4. Inductive logic programming (ILP): This approach uses logical programming as a representation for several input examples, the background knowledge and the hypotheses. If we are given an encoding of any known background knowledge with a set of examples, which represent a logical database of facts, then an ILP system will easily derive a hypothesised logic program which entails all the positive and no negative examples. This type of programming considers any type of programming language for representing the hypotheses, such as functional programs.
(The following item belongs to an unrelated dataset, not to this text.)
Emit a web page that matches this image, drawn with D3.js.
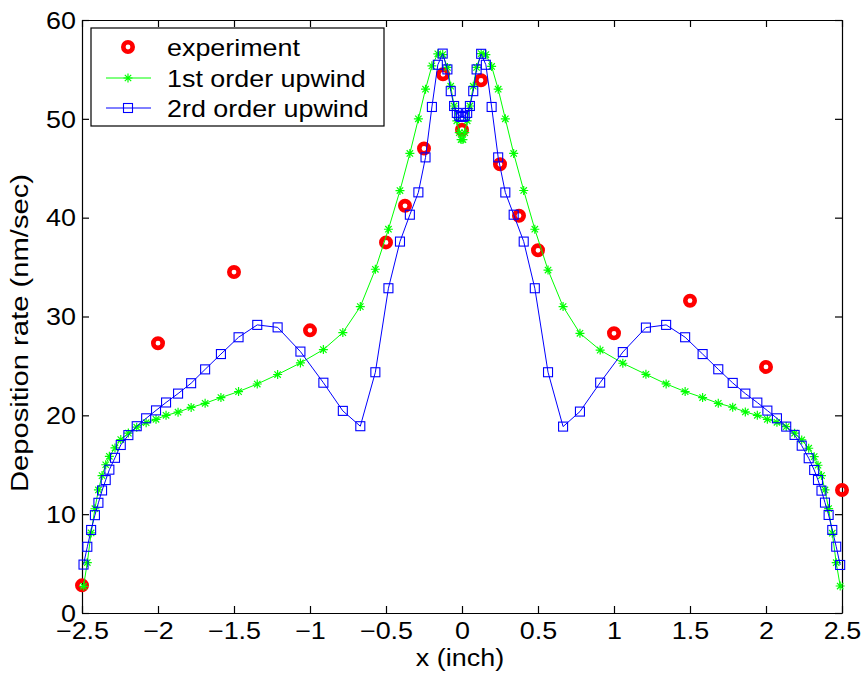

5. Clustering: Cluster analysis is a technique used for the assignment of a set of different observations into various subsets (also called clusters) so that the observations present within the same cluster are similar to some pre-designated criteria, whereas the observations drawn from all the different clusters are dissimilar. All the different clustering techniques have different assumptions on the structure of data, which is often defined by some similarity metric and is evaluated, for example, by internal compactness and the separation between different clusters. It is basically an unsupervised learning method and one of the common techniques used for statistical data analysis.
6. Bayesian networks: A Bayesian network is a probabilistic graphical model which represents a set of random variables and all their conditional independencies using a directed acyclic graph. For instance, a Bayesian network can represent the probabilistic relationships between different diseases and their symptoms. If we are given the symptoms, then the network can easily compute the probabilities of the presence of various diseases. Very efficient algorithms are used to perform the inference and learning.
7. Reinforcement learning: This is a technique related to how an agent ought to take different actions in an environment in order to maximise some notion of the long-term reward. This type of algorithm attempts to find a policy that maps different states of the world to the different actions the agent ought to take in those states. This type of learning differs from the supervised learning problem, for which correct input/output pairs are not presented, nor are the sub-optimal actions explicitly corrected.